> [What this task involves]: Show each line that has the string "draws" in it.

Lines of data
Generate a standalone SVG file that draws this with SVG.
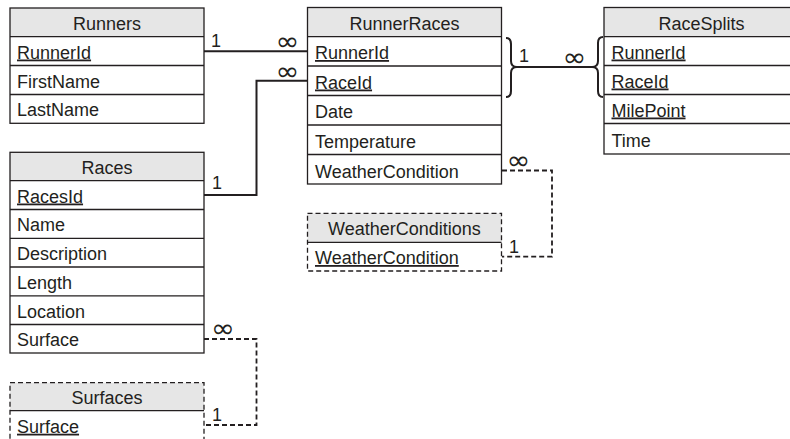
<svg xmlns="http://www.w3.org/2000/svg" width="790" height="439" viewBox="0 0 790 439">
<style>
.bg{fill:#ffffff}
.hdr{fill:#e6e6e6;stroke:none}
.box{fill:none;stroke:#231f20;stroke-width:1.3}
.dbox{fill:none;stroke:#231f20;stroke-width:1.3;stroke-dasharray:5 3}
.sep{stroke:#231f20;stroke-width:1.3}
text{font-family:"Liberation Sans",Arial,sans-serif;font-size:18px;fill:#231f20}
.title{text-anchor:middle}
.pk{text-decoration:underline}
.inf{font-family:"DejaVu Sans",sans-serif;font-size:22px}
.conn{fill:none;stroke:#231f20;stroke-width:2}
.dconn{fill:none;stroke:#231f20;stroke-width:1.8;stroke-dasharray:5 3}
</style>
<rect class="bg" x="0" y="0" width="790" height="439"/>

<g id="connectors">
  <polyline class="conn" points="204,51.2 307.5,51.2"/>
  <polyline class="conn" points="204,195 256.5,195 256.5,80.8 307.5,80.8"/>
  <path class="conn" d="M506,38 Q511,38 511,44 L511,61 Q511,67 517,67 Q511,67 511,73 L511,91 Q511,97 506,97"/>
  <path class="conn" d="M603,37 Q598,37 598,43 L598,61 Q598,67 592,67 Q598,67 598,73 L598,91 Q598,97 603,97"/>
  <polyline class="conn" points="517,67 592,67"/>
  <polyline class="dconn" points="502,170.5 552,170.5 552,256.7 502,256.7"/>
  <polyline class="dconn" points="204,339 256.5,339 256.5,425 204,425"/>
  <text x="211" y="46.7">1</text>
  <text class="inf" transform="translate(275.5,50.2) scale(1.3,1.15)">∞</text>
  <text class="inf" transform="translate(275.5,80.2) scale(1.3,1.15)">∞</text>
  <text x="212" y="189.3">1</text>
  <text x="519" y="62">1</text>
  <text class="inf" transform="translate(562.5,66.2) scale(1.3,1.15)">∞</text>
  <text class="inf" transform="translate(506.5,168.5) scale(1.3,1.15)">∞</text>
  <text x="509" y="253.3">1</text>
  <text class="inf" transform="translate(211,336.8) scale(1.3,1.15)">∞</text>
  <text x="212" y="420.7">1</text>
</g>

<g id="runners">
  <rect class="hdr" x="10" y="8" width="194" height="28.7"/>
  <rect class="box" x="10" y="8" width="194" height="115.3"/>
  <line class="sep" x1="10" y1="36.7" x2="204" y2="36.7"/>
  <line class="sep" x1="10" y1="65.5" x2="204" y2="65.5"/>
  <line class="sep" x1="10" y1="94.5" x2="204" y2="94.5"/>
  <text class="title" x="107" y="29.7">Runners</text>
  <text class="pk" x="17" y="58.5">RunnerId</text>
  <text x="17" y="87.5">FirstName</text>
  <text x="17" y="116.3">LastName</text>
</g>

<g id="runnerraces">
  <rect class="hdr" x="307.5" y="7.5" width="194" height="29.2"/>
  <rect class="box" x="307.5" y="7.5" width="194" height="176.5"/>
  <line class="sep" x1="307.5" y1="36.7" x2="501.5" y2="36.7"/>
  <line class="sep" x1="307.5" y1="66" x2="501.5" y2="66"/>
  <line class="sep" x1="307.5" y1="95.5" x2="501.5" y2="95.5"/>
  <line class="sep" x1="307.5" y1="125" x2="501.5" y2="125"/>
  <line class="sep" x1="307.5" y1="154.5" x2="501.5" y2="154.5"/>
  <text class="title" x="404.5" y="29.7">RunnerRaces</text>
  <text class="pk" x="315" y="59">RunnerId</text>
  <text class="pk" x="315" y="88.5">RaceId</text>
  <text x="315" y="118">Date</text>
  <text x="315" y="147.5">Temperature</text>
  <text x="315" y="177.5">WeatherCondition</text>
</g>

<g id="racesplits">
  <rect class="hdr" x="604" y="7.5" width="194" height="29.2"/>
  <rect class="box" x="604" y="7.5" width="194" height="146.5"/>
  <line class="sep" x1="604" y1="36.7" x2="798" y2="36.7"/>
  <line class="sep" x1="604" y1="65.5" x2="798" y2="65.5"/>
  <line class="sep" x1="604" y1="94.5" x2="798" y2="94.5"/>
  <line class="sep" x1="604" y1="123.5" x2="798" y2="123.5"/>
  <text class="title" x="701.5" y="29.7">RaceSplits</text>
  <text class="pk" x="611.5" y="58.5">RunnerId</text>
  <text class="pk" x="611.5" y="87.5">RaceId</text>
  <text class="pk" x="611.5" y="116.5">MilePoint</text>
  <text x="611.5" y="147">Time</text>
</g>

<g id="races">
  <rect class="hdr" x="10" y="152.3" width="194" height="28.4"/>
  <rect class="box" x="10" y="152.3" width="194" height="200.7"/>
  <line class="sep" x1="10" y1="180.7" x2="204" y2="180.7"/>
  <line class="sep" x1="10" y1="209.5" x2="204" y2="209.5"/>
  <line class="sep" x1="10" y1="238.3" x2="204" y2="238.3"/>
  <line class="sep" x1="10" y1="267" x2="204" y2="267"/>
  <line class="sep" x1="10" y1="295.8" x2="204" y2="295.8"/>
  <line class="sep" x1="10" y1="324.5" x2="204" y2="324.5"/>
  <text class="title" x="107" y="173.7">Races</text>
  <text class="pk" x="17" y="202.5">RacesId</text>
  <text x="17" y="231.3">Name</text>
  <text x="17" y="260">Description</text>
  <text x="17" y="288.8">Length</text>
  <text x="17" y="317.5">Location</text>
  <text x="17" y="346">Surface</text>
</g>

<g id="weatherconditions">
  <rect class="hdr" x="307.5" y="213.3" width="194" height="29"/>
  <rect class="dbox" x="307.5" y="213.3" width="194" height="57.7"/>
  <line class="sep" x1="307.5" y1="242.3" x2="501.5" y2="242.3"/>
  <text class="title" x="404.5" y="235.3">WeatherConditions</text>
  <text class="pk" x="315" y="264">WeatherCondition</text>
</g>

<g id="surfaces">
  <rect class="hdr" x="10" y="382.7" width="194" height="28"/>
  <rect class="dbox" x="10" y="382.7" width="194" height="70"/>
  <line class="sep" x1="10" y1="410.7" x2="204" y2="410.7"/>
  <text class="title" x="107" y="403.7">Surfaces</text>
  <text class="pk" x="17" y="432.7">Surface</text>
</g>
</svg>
...
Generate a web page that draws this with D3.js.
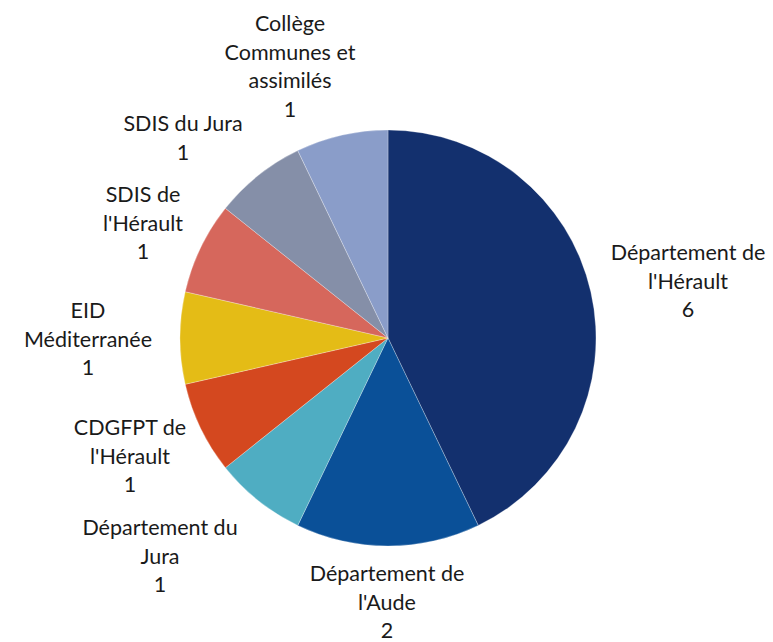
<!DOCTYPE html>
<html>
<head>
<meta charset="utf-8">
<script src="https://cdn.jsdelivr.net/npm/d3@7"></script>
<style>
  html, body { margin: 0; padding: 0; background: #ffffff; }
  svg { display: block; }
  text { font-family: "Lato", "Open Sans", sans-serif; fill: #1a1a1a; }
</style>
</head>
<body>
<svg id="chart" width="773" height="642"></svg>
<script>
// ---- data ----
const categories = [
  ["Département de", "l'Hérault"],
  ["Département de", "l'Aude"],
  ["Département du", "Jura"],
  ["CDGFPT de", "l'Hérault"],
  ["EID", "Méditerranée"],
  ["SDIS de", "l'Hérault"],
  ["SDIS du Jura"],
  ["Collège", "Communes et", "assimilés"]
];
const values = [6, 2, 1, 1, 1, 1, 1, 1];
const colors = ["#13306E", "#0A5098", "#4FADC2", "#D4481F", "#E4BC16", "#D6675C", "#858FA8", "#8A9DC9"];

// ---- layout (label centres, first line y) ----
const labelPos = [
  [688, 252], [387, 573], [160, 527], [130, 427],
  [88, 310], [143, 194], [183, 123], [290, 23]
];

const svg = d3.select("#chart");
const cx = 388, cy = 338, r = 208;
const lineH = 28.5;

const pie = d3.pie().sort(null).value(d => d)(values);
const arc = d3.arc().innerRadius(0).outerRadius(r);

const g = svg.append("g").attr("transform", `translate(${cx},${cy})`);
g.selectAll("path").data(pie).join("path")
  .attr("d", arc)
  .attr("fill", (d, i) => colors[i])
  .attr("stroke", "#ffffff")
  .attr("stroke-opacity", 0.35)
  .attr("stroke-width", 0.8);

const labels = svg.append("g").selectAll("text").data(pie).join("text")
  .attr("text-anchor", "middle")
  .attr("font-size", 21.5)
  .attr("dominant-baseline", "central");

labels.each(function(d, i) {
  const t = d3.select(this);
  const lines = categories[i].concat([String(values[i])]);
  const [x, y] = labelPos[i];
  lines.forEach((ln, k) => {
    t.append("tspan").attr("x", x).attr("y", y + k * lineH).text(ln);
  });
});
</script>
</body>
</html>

> [Task response]:
Generate a standalone SVG file that draws this with SVG.
Generate a web page that draws this with D3.js.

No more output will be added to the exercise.